Le syndicat des échafaudeurs en bambou s'oppose fermement à l'abandon de ce matériau : pour les quelque 2 500 professionnels enregistrés à Hong Kong, une telle transition signerait la disparition de leur métier. Ce savoir-faire, transmis par les maîtres bambousiers, requiert une expertise fine : ajuster des tiges naturelles, légères et bon marché, acheminées depuis le sud de la Chine, où elles coûtent environ 15 HKD (1,75 euros) pièce, contre 280 HKD (32,30 euros) pour un tube métallique. 

"Cela permet non seulement aux entrepreneurs de proposer des prix compétitifs, mais aussi de maîtriser le coût des travaux courants, le bambou étant facile à trouver localement", rappelle le chercheur Ehsan Noroozinejad, spécialiste en construction intelligente et durable à l'Université de Western Sydney dans un article de The Conversation

Un symbole écologique et culturel 

Les professionnels rappellent également que le métal pose ses propres risques : structures plus lourdes nécessitant des grues, boulons susceptibles de se desserrer en cas de mauvais entretien. Pour eux, le problème tient au manque chronique de contrôle et de supervision des règles de sécurité, davantage qu'à la nature du matériau. 

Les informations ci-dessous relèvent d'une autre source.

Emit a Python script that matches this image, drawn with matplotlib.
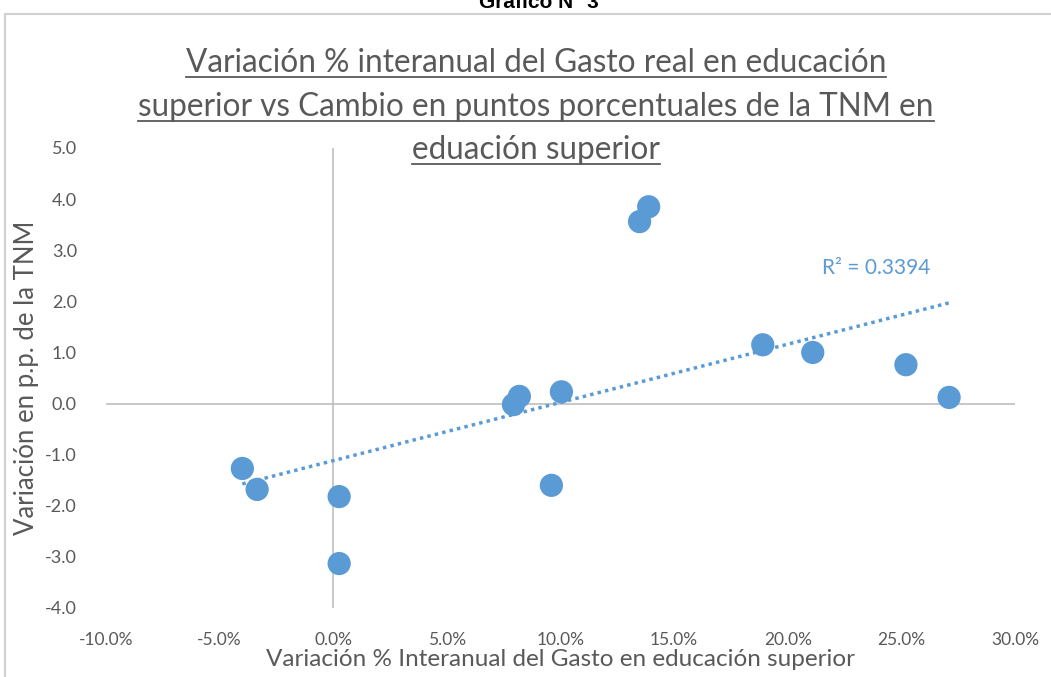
import numpy as np
import matplotlib.pyplot as plt
from matplotlib.patches import Rectangle
from matplotlib.ticker import FuncFormatter

# variacion % interanual del gasto (x) vs cambio en p.p. de la TNM (y)
gasto = [-4.0, -3.35, 0.26, 0.26, 7.93, 8.19, 10.04, 9.6, 13.48, 13.88, 18.9, 21.1, 25.2, 27.1]
tnm = [-1.27, -1.68, -1.82, -3.13, -0.02, 0.14, 0.23, -1.6, 3.56, 3.85, 1.15, 1.0, 0.76, 0.12]
r2_label = "R² = 0.3394"

title_lines = [
    "Variación % interanual del Gasto real en educación",
    "superior vs Cambio en puntos porcentuales de la TNM en",
    "eduación superior",
]

blue = "#5B9BD5"
gray = "#595959"
plt.rcParams['font.family'] = ['Lato', 'DejaVu Sans']

fig = plt.figure(figsize=(10.51, 6.77), dpi=100)
W, H = 1051, 677
ax = fig.add_axes([106 / W, 1 - 608 / H, (1015 - 106) / W, (608 - 148) / H])

# outer chart border
fig.patches.append(Rectangle((5 / W, -0.01), 1.05, 1 - 14 / H + 0.01, transform=fig.transFigure,
                             fill=False, edgecolor="#D0D0D0", linewidth=1.5))
fig.text(0.513, 0.997, "Gráfico N° 3", ha="center", va="center", fontsize=15,
         fontweight="bold", family="Liberation Sans", color="black")

ax.set_xlim(-10, 30)
ax.set_ylim(-4, 5)
for s in ax.spines.values():
    s.set_visible(False)
ax.axhline(0, color="#BFBFBF", lw=1.2, zorder=1)
ax.axvline(0, color="#BFBFBF", lw=1.2, zorder=1)

ax.scatter(gasto, tnm, s=280, color=blue, zorder=3, edgecolors="none")

# linear trend
m, b = np.polyfit(gasto, tnm, 1)
xs = np.array([min(gasto), max(gasto)])
ax.plot(xs, m * xs + b, ls=(0, (1, 1.2)), color=blue, lw=2.5, zorder=2)
ax.text(21.5, 2.66, r2_label, color=blue, fontsize=15, va="center")

ax.set_xticks(np.arange(-10, 31, 5))
ax.set_yticks(np.arange(-4, 5.1, 1))
ax.xaxis.set_major_formatter(FuncFormatter(lambda v, p: f"{v:.1f}%"))
ax.yaxis.set_major_formatter(FuncFormatter(lambda v, p: f"{v:.1f}"))
ax.tick_params(length=0, labelsize=12.5, colors=gray)
ax.tick_params(axis="x", pad=17)
ax.tick_params(axis="y", pad=21, labelsize=13)
ax.set_xlabel("Variación % Interanual del Gasto en educación superior", fontsize=17.5, color=gray, labelpad=1)
ax.set_ylabel("Variación en p.p. de la TNM", fontsize=18.5, color=gray, labelpad=4)

# underlined title, three lines
title_y = [63, 107, 150]
texts = []
for line, ty in zip(title_lines, title_y):
    texts.append(fig.text(536 / W, 1 - ty / H, line, ha="center", va="center",
                          fontsize=22.7, color=gray))
fig.canvas.draw()
r = fig.canvas.get_renderer()
for t in texts:
    bb = t.get_window_extent(r).transformed(fig.transFigure.inverted())
    yline = bb.y0 + 0.002
    fig.add_artist(plt.Line2D([bb.x0, bb.x1], [yline, yline], transform=fig.transFigure,
                              color=gray, lw=1.3))

fig.savefig("out.png", dpi=100)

Au-delà du coût et de la rapidité d'installation, le bambou reste aussi prisé pour ses vertus environnementales. "Contrairement aux métaux produits dans les hauts fourneaux, le bambou repousse et sa transformation en poteau nécessite peu de traitement. Son impact climatique global s'en trouve donc réduit", souligne encore Ehsan Noroozinejad.  

Le bambou, symbole ancestral, a-t-il alimenté l'incendie dévastateur de Hong Kong ?
Des ouvriers montent un échafaudage en bambou autour d'une enseigne avant son retrait à la demande du gouvernement, le 9 mars 2023 à Hong Kong. © Isaac Lawrence, AFP

Surtout, son emploi reste profondément enraciné dans la culture hongkongaise. "Les échafaudages en bambou figurent dans une célèbre œuvre d'art chinoise, ‘Le long de la rivière pendant la fête de Qingming,' peinte par Zhang Zeduan, qui vécut entre 1085 et 1145", poursuit Ehsan Noroozinejad.  

Au-delà de la construction, cette technique s'inscrit dans une tradition culturelle vivante : le bambou sert historiquement à bâtir des théâtres temporaires pour des spectacles d'opéra cantonais ou des fêtes religieuses - des structures éphémères montées et démontées rapidement selon les besoins.